■ **WRITTEN INSTRUCTION**: Write out the listing, please, but only from its first line through the line containing "import plotly.graph_objects as go", exactly as given and without pictures.

################

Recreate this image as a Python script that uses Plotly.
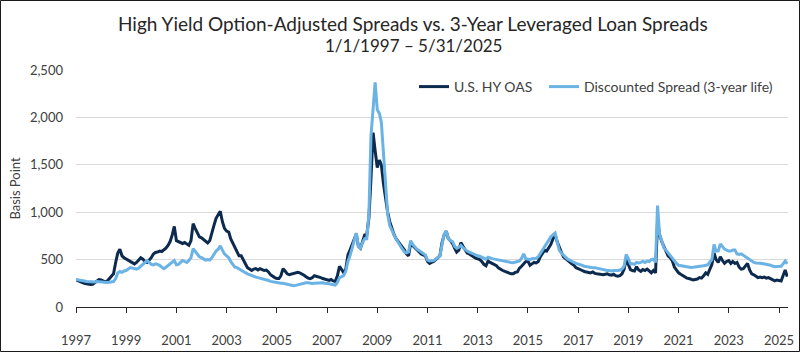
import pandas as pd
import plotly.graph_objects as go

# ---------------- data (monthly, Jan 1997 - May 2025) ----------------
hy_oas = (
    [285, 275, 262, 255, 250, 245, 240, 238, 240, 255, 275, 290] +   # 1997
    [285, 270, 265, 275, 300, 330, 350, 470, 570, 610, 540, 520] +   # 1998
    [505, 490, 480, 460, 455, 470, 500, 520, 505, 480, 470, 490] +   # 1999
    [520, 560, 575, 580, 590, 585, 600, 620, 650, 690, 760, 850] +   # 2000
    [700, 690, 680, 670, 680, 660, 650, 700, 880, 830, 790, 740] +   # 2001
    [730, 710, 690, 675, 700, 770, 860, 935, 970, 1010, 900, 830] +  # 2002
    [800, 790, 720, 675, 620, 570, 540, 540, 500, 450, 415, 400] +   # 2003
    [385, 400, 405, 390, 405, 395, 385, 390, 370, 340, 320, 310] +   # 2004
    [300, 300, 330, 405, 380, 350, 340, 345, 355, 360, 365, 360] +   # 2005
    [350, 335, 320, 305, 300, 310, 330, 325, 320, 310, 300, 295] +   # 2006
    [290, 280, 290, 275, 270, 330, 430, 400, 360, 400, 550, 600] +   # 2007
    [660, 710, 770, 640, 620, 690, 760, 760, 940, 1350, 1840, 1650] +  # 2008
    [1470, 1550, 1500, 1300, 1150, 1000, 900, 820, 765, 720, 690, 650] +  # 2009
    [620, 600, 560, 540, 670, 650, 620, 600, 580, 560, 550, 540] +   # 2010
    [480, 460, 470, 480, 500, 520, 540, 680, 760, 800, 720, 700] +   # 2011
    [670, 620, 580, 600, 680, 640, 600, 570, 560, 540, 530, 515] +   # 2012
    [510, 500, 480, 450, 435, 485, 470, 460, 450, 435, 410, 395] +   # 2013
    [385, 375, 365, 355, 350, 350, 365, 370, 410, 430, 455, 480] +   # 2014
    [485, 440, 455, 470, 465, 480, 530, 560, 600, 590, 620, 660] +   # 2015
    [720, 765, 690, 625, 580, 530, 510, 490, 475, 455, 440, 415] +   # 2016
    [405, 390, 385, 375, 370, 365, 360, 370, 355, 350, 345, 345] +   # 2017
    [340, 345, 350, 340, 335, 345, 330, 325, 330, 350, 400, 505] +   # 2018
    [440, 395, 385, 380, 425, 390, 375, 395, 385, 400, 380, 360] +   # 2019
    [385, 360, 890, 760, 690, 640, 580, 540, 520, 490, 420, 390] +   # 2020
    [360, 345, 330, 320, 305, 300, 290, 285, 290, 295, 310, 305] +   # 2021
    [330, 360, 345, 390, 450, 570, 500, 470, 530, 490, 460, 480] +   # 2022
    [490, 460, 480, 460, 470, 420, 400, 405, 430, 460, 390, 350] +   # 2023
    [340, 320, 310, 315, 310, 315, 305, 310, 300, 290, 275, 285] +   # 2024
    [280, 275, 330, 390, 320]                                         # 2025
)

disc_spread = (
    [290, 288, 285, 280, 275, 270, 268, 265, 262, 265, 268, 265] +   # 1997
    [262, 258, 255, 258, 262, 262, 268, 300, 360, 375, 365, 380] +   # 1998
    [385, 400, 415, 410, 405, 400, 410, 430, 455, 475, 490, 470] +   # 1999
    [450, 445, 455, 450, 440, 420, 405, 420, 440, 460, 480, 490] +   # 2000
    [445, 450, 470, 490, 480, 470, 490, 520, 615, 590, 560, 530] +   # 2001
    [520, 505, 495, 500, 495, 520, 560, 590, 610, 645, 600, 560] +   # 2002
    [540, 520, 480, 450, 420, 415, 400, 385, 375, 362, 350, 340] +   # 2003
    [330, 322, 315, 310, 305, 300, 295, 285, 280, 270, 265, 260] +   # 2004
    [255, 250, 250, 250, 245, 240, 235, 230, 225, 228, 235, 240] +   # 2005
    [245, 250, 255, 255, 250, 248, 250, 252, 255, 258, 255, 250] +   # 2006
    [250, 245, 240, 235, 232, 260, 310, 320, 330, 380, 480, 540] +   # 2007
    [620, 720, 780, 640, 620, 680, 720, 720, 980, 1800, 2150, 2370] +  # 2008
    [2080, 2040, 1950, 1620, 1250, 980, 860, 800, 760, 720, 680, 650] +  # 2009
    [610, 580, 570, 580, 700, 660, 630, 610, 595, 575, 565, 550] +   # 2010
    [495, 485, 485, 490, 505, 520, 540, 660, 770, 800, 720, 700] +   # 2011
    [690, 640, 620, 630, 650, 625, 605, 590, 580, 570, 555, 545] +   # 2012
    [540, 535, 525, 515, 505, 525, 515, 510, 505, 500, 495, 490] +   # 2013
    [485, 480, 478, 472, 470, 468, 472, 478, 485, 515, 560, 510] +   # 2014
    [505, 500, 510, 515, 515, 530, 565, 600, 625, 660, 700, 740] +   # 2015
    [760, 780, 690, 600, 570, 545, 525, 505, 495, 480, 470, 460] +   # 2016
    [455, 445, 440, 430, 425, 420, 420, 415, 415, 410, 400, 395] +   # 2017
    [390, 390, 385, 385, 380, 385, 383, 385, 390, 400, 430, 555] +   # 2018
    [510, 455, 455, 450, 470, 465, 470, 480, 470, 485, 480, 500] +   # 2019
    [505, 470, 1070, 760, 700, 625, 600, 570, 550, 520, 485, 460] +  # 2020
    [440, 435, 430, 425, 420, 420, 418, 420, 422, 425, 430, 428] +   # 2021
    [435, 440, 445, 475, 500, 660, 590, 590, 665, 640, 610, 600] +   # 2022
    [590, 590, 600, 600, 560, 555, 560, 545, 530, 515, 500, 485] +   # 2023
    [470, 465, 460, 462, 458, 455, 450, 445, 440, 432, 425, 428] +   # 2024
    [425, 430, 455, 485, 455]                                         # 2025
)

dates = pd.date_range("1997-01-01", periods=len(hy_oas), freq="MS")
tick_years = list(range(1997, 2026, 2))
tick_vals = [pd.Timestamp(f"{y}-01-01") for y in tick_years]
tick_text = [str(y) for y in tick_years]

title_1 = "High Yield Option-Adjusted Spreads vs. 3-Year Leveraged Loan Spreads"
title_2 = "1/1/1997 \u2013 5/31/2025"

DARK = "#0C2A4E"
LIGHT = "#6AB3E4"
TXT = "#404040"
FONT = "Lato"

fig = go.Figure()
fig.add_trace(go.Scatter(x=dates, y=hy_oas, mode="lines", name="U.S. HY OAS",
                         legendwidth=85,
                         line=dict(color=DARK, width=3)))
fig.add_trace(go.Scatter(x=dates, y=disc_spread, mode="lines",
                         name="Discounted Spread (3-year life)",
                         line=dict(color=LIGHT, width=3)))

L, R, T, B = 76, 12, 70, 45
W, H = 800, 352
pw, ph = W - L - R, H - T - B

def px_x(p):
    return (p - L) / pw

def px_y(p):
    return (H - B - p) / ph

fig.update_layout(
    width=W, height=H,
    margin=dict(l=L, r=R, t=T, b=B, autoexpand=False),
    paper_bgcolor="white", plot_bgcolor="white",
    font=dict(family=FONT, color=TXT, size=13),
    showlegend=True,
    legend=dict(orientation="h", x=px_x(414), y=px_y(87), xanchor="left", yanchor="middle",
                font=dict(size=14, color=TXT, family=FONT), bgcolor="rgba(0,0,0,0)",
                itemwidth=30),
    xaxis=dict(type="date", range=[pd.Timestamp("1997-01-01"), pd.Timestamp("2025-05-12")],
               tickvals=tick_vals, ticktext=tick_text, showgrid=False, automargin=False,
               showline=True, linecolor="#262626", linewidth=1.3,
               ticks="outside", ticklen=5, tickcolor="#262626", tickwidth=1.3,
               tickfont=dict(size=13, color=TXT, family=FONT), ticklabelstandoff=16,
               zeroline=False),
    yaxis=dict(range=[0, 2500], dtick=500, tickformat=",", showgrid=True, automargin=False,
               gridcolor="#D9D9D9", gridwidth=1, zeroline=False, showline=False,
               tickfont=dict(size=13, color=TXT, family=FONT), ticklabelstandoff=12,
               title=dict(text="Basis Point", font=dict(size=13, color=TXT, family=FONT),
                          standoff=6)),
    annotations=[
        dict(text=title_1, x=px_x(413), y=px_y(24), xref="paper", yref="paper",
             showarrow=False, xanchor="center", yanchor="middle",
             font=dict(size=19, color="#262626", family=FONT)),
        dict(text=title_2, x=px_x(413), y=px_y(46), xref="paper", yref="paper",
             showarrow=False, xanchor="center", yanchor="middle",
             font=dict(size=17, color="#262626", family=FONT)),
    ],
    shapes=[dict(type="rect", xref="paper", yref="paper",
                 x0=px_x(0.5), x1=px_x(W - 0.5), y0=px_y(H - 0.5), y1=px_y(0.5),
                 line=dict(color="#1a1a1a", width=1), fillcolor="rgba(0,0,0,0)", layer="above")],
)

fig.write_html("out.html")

################

■ **RESULT**:
Recreate this image as a Python script that uses Plotly.
import pandas as pd
import plotly.graph_objects as go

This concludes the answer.